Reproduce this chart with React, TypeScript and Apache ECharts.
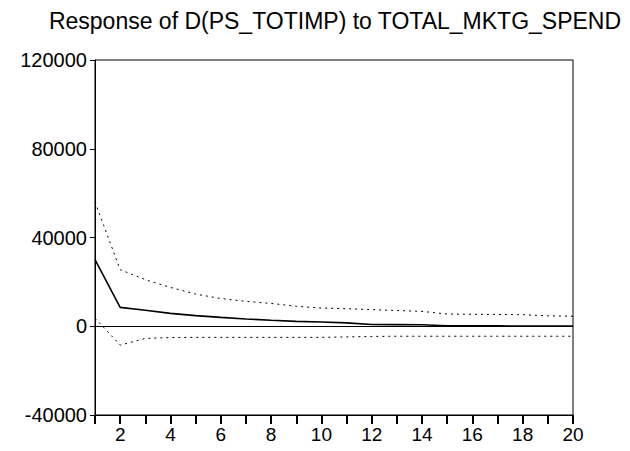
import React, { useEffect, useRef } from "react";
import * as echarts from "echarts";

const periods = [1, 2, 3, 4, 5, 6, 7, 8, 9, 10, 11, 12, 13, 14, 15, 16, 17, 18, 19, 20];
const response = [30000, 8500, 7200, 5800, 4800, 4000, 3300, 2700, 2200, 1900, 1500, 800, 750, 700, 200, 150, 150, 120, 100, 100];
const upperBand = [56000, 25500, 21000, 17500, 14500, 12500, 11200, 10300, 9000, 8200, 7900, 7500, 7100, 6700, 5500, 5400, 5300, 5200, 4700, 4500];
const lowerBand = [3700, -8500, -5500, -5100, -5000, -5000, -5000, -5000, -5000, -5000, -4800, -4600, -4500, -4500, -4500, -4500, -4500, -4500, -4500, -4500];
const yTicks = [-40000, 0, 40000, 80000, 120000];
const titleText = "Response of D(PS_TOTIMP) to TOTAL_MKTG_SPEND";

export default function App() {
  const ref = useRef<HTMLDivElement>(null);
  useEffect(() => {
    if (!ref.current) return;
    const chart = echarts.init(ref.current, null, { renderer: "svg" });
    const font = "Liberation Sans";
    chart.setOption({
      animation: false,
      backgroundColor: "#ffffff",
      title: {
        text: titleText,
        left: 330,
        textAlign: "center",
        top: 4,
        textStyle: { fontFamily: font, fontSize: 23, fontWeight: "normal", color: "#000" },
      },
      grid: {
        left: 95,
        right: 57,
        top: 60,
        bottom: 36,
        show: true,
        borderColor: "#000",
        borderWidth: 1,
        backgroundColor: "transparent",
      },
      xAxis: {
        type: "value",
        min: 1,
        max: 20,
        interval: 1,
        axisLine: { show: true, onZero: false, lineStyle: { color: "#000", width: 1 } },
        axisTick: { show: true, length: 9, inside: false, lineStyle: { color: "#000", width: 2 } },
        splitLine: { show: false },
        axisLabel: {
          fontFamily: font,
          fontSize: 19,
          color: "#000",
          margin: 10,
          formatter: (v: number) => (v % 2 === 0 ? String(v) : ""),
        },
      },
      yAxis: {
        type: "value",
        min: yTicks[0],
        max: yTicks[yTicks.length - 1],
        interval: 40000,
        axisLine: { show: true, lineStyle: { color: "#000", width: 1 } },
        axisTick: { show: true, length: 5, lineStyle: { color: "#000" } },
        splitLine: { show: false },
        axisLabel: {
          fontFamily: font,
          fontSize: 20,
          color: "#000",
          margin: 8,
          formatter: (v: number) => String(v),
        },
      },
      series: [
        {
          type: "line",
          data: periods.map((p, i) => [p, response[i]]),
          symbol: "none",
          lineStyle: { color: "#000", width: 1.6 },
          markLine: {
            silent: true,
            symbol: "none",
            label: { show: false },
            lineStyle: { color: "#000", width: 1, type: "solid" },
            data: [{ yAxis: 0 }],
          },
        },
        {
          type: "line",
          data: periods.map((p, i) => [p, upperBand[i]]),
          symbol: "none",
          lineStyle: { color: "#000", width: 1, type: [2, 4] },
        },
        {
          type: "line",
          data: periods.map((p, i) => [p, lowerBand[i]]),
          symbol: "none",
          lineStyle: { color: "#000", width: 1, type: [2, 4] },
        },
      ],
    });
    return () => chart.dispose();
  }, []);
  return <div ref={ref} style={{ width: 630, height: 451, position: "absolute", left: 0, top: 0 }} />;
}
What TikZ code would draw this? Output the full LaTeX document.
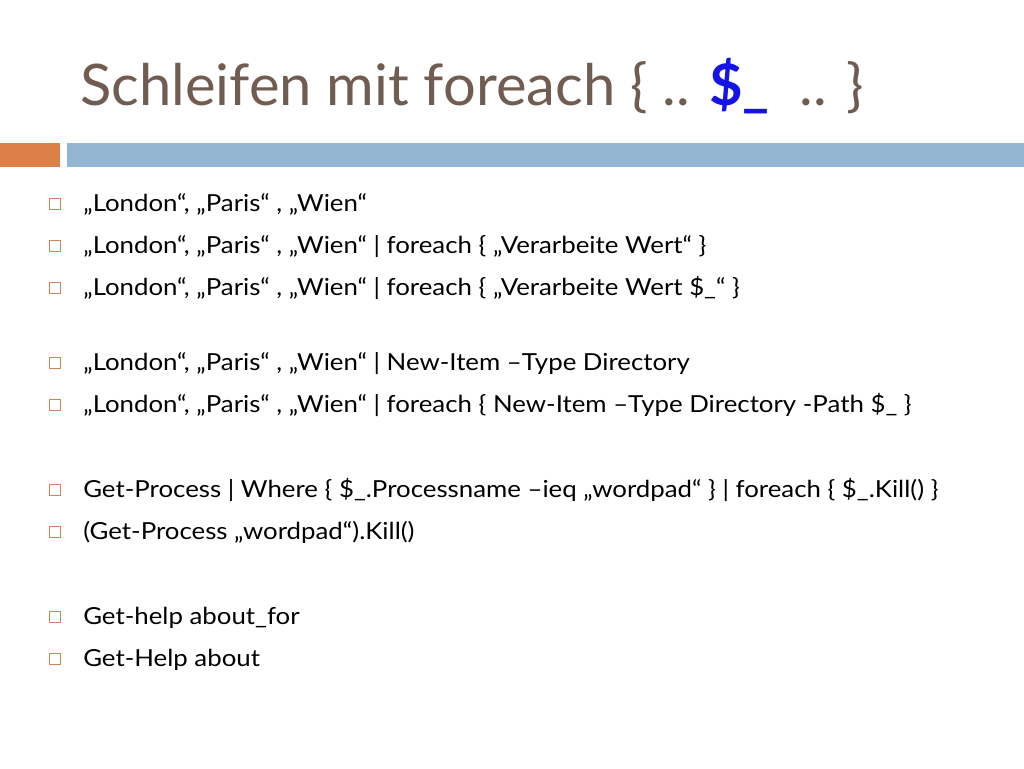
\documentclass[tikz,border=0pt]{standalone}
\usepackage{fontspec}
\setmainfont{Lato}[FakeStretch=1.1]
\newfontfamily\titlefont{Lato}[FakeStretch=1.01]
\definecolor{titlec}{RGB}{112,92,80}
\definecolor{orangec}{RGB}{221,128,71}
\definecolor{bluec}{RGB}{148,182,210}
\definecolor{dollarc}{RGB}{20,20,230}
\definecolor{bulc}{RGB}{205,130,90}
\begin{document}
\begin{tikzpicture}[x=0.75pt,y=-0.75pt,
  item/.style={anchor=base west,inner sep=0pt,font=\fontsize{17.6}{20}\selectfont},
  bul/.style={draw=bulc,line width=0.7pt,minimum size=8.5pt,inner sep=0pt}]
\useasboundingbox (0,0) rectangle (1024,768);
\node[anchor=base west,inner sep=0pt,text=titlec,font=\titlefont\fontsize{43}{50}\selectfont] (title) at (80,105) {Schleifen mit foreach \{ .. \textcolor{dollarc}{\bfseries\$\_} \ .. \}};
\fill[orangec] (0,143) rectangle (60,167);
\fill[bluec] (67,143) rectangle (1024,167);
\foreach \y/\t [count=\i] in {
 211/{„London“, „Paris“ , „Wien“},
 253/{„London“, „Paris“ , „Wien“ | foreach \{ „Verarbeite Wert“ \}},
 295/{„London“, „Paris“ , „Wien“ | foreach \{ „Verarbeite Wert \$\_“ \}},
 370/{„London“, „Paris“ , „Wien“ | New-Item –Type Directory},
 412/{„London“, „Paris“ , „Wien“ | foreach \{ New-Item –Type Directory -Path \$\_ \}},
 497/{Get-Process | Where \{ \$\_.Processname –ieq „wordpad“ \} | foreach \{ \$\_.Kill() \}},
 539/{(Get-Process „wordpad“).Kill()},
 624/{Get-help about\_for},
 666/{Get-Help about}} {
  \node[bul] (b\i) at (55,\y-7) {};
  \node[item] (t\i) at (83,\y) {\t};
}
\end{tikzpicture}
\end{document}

########################################

### [Task prompt]
Pictures stay out. Print the data exactly, from its first line through the line containing "import * as".

### [Written response]
Reproduce this chart with React, TypeScript and Apache ECharts.
import React, { useEffect, useRef } from "react";
import * as echarts from "echarts";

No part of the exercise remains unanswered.